The Devil Tempting Jesus

Satan, after taking Jesus to “the pinnacle of the temple,” cited Psalm 91:11-12 in one of his attempts to get Jesus to sin: “If You are the Son of God, throw Yourself down. For it is written: ‘He shall give His angels charge concerning you,’ and, ‘In their hands they shall bear you up, lest you dash your foot against a stone’” (Matthew 4:5-6). Jesus said to him: “It is written again, ‘You shall not tempt the Lord your God’” (vs. 7). Jesus told Satan, “it is written again” to show that Satan’s application of the Scripture he used did not harmonize with all the facts.
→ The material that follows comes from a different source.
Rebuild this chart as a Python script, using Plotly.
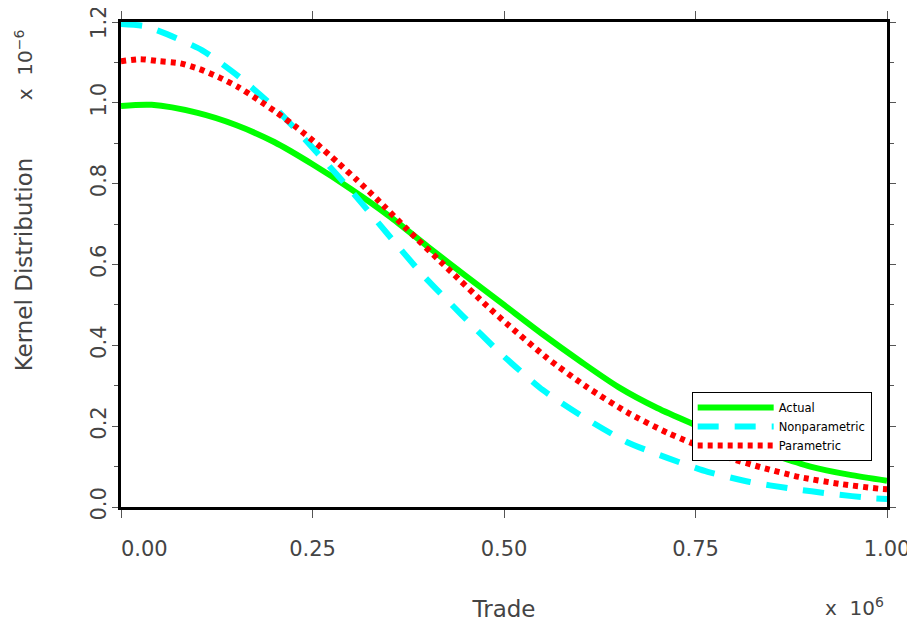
import plotly.graph_objects as go

# Values shown on the chart's scaled axes (Trade in units of 1e6, density in units of 1e-6)
series_names = ["Actual", "Nonparametric", "Parametric"]

trade_actual = [0, 0.04, 0.1, 0.15, 0.2, 0.25, 0.3, 0.35, 0.4, 0.45, 0.5, 0.55, 0.6, 0.65, 0.7,
                0.75, 0.8, 0.85, 0.9, 0.95, 1.0]
dens_actual = [0.992, 0.995, 0.975, 0.945, 0.903, 0.848, 0.787, 0.72, 0.645, 0.572, 0.50, 0.428,
               0.36, 0.296, 0.245, 0.203, 0.163, 0.13, 0.10, 0.08, 0.065]

trade_nonpar = [0, 0.03, 0.06, 0.106, 0.153, 0.204, 0.253, 0.302, 0.347, 0.394, 0.445, 0.495,
                0.551, 0.606, 0.66, 0.714, 0.766, 0.821, 0.873, 0.93, 0.98, 1.0]
dens_nonpar = [1.195, 1.19, 1.17, 1.13, 1.066, 0.982, 0.883, 0.779, 0.678, 0.574, 0.475, 0.381,
               0.289, 0.22, 0.161, 0.121, 0.087, 0.062, 0.046, 0.032, 0.022, 0.02]

trade_par = [0, 0.025, 0.05, 0.077, 0.102, 0.127, 0.153, 0.178, 0.204, 0.23, 0.256, 0.282, 0.308, 0.334,
             0.373, 0.426, 0.478, 0.504, 0.556, 0.608, 0.662, 0.714, 0.795, 0.834, 0.886, 0.939, 0.991, 1.0]
dens_par = [1.103, 1.108, 1.103, 1.098, 1.084, 1.064, 1.039, 1.009, 0.975, 0.938, 0.898, 0.854, 0.809, 0.762,
            0.688, 0.591, 0.497, 0.453, 0.369, 0.297, 0.233, 0.183, 0.121, 0.099, 0.074, 0.057, 0.045, 0.044]

x_tickvals = [0, 0.25, 0.5, 0.75, 1.0]
x_ticktext = ["\u00a0" * 7 + "0.00", "0.25", "0.50", "0.75", "1.00"]
y_tickvals = [0.0, 0.2, 0.4, 0.6, 0.8, 1.0, 1.2]
y_ticktext = ["0.0", "0.2", "0.4", "0.6", "0.8", "1.0", "1.2\u00a0"]

FONT = "DejaVu Sans"
TICKCOL = "#555555"
TEXTCOL = "#444444"

fig = go.Figure()
fig.add_trace(go.Scatter(x=trade_actual, y=dens_actual, mode="lines", name=series_names[0],
                         line=dict(color="#00ff00", width=6, shape="spline", smoothing=0.8)))
fig.add_trace(go.Scatter(x=trade_nonpar, y=dens_nonpar, mode="lines", name=series_names[1],
                         line=dict(color="#00ffff", width=6, dash="21px,16px", shape="spline", smoothing=0.6)))
fig.add_trace(go.Scatter(x=trade_par, y=dens_par, mode="lines", name=series_names[2],
                         line=dict(color="#ff0000", width=6, dash="5px,5px", shape="spline", smoothing=0.6)))

# the page body adds an 8px margin, so the figure is 8px smaller than the window
fig.update_layout(
    width=907, height=616,
    margin=dict(l=113, r=28, t=14, b=117, autoexpand=False),
    plot_bgcolor="white", paper_bgcolor="white",
    font=dict(family=FONT, color=TEXTCOL),
    legend=dict(x=0.98, xanchor="right", y=0.237, yanchor="top",
                bgcolor="white", bordercolor="black", borderwidth=1,
                font=dict(family=FONT, size=11.5, color="black"),
                itemwidth=76, tracegroupgap=0),
    annotations=[
        dict(text="x  10<sup>\u22126</sup>", xref="paper", yref="paper", x=-0.1266, y=0.911,
             xanchor="center", yanchor="middle",
             showarrow=False, textangle=-90, font=dict(family=FONT, size=20, color=TEXTCOL)),
        dict(text="x  10<sup>6</sup>", xref="paper", yref="paper", x=0.958, y=-0.206,
             xanchor="center", yanchor="middle",
             showarrow=False, font=dict(family=FONT, size=20, color=TEXTCOL)),
    ],
)

fig.update_xaxes(
    range=[0, 1], tickvals=x_tickvals, ticktext=x_ticktext, automargin=False,
    ticklabeloverflow="allow",
    ticks="outside", ticklen=8, tickwidth=1, tickcolor=TICKCOL,
    showline=True, linecolor="black", linewidth=3, mirror="allticks",
    showgrid=False, zeroline=False,
    tickfont=dict(family=FONT, size=21, color=TEXTCOL), ticklabelstandoff=13,
    title=dict(text="Trade", font=dict(family=FONT, size=23, color=TEXTCOL), standoff=41),
)
fig.update_yaxes(
    range=[0, 1.2], tickvals=y_tickvals, ticktext=y_ticktext, tickangle=-90, automargin=False,
    ticklabeloverflow="allow",
    ticks="outside", ticklen=6, tickwidth=1, tickcolor=TICKCOL,
    minor=dict(dtick=0.1, ticks="outside", ticklen=4, tickcolor=TICKCOL, tickwidth=1, showgrid=False),
    showline=True, linecolor="black", linewidth=3, mirror="allticks",
    showgrid=False, zeroline=False,
    tickfont=dict(family=FONT, size=21, color=TEXTCOL), ticklabelstandoff=-2,
    title=dict(text="Kernel Distribution", font=dict(family=FONT, size=23, color=TEXTCOL), standoff=48),
)

fig.write_html("out.html")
As Satan misused the Scriptures, he taught error, not truth.

The Sadducees and the Resurrection

The Sadducees taught that “there is no resurrection;” they did not believe the spirit of man lived beyond death. Like Satan, they knew some Scripture; in Matthew 22:24 they reminded Jesus of what Moses had said in Deuteronomy 25:5. From this one passage they developed their “hypothetical” case that they thought would disprove any belief in the resurrection. Jesus answered and said to them, “You are mistaken, not knowing the Scriptures nor the power of God…concerning the resurrection of the dead, have you not read what was spoken to you by God, saying, ‘I am the God of Abraham, the God of Isaac, and the God of Jacob’?” (Matthew 22:29, 31-32). The Sadducees had not collected all the facts; if they had, then they could have drawn the proper conclusion that there is life after death because, “God is not the God of the dead, but of the living” (vs. 32). Sadly, many people today remain “mistaken” because of “not knowing the Scriptures” (all the facts) about many religious subjects.

In this passage and in Matthew chapter 4, we see Jesus using this infallible method of collecting all the facts and making sure they harmonize to fight error and arrive at truth. In future studies we will note several other passages in the New Testament that illustrate this method, and we will see that facts are collected from commands, examples and inferences revealed by God in the Scriptures.